#### Work required
Write the entries below out again exactly; any picture in them stays out.
— start Records shown —
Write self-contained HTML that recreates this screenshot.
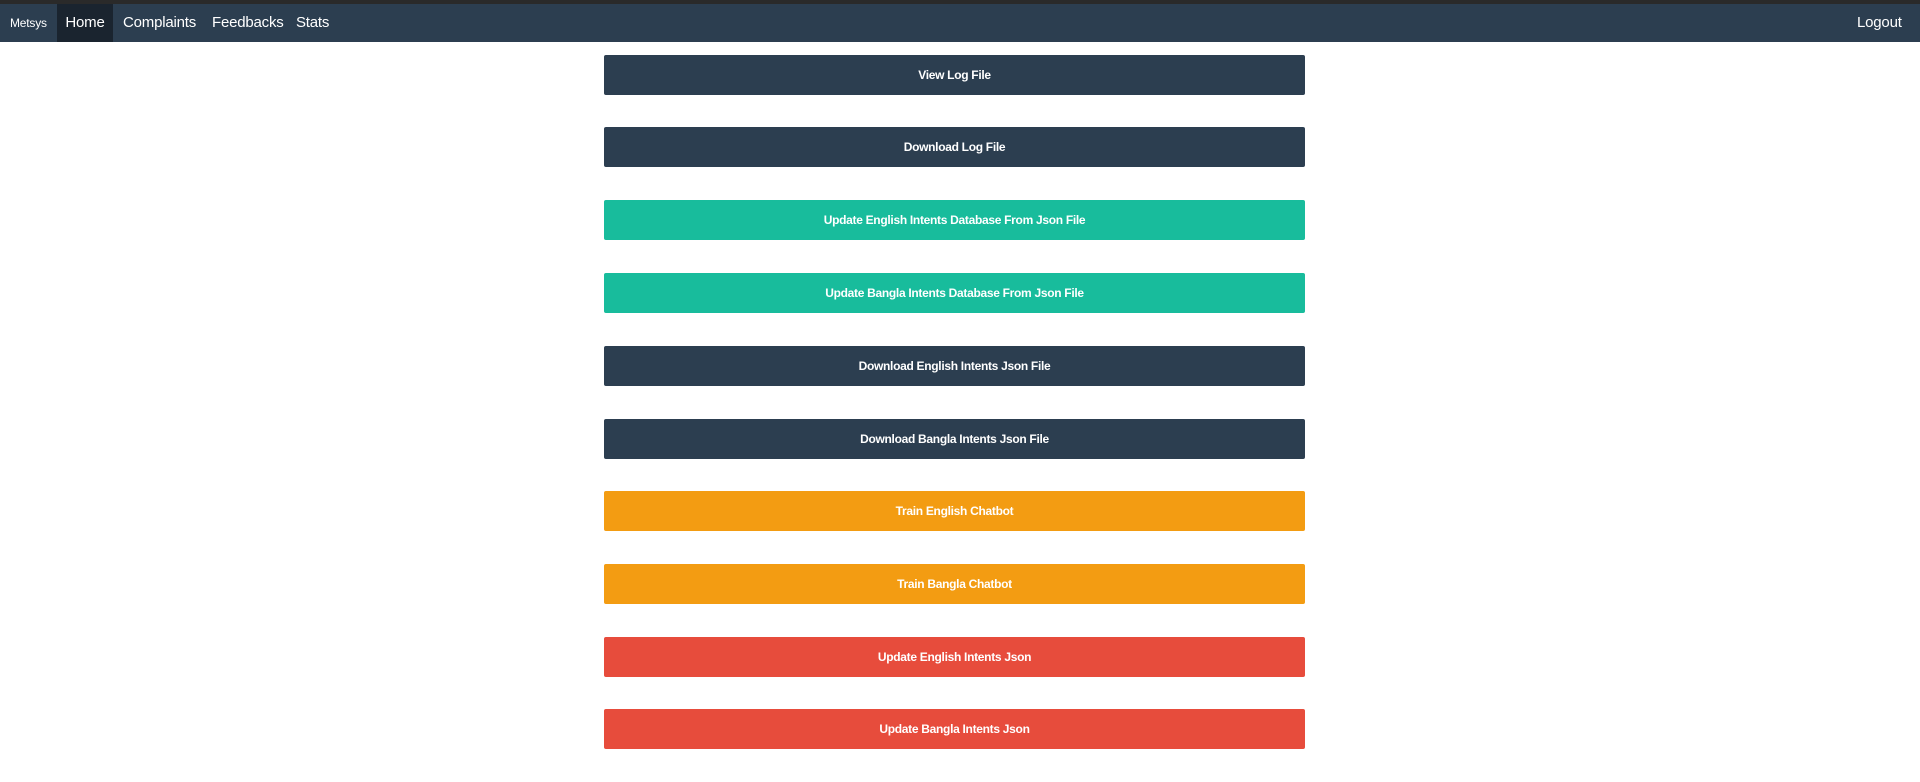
<!DOCTYPE html>
<html><head><meta charset="utf-8"><style>
*{margin:0;padding:0;box-sizing:border-box}
body{width:1920px;height:782px;background:#fff;font-family:"Liberation Sans",sans-serif;position:relative;overflow:hidden}
.top{position:absolute;left:0;top:0;width:1920px;height:4px;background:#2a2a2a}
nav{position:absolute;left:0;top:4px;width:1920px;height:38px;background:#2c3e50;color:#fff}
nav a{position:absolute;top:0;height:38px;line-height:38px;color:#fff;text-decoration:none;font-size:15px;letter-spacing:-0.2px}
.btn{position:absolute;left:604px;width:701px;height:40px;line-height:41px;text-align:center;color:#fff;font-size:12px;font-weight:bold;letter-spacing:-0.3px;border-radius:2px}
.d{background:#2c3e50}.g{background:#18bc9c}.o{background:#f39c12}.r{background:#e74c3c}
</style></head><body>
<div class="top"></div>
<nav>
<a style="left:10px;font-size:12px">Metsys</a>
<a style="left:57px;width:56px;text-align:center;background:#1a242f">Home</a>
<a style="left:123px">Complaints</a>
<a style="left:212px">Feedbacks</a>
<a style="left:296px">Stats</a>
<a style="left:1857px">Logout</a>
</nav>
<div class="btn d" style="top:55px">View Log File</div>
<div class="btn d" style="top:127px">Download Log File</div>
<div class="btn g" style="top:200px">Update English Intents Database From Json File</div>
<div class="btn g" style="top:273px">Update Bangla Intents Database From Json File</div>
<div class="btn d" style="top:346px">Download English Intents Json File</div>
<div class="btn d" style="top:419px">Download Bangla Intents Json File</div>
<div class="btn o" style="top:491px">Train English Chatbot</div>
<div class="btn o" style="top:564px">Train Bangla Chatbot</div>
<div class="btn r" style="top:637px">Update English Intents Json</div>
<div class="btn r" style="top:709px">Update Bangla Intents Json</div>
</body></html>
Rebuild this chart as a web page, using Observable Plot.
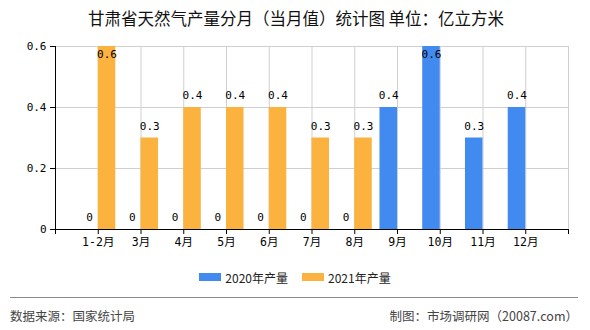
— end Records shown —
#### Written answer
Write self-contained HTML that recreates this screenshot.
<!DOCTYPE html>
<html><head><meta charset="utf-8"><style>
*{margin:0;padding:0;box-sizing:border-box}
body{width:1920px;height:782px;background:#fff;font-family:"Liberation Sans",sans-serif;position:relative;overflow:hidden}
.top{position:absolute;left:0;top:0;width:1920px;height:4px;background:#2a2a2a}
nav{position:absolute;left:0;top:4px;width:1920px;height:38px;background:#2c3e50;color:#fff}
nav a{position:absolute;top:0;height:38px;line-height:38px;color:#fff;text-decoration:none;font-size:15px;letter-spacing:-0.2px}
.btn{position:absolute;left:604px;width:701px;height:40px;line-height:41px;text-align:center;color:#fff;font-size:12px;font-weight:bold;letter-spacing:-0.3px;border-radius:2px}
.d{background:#2c3e50}.g{background:#18bc9c}.o{background:#f39c12}.r{background:#e74c3c}
</style></head><body>
<div class="top"></div>
<nav>
<a style="left:10px;font-size:12px">Metsys</a>
<a style="left:57px;width:56px;text-align:center;background:#1a242f">Home</a>
<a style="left:123px">Complaints</a>
<a style="left:212px">Feedbacks</a>
<a style="left:296px">Stats</a>
<a style="left:1857px">Logout</a>
</nav>
<div class="btn d" style="top:55px">View Log File</div>
<div class="btn d" style="top:127px">Download Log File</div>
<div class="btn g" style="top:200px">Update English Intents Database From Json File</div>
<div class="btn g" style="top:273px">Update Bangla Intents Database From Json File</div>
<div class="btn d" style="top:346px">Download English Intents Json File</div>
<div class="btn d" style="top:419px">Download Bangla Intents Json File</div>
<div class="btn o" style="top:491px">Train English Chatbot</div>
<div class="btn o" style="top:564px">Train Bangla Chatbot</div>
<div class="btn r" style="top:637px">Update English Intents Json</div>
<div class="btn r" style="top:709px">Update Bangla Intents Json</div>
</body></html>
Rebuild this chart as a web page, using Observable Plot.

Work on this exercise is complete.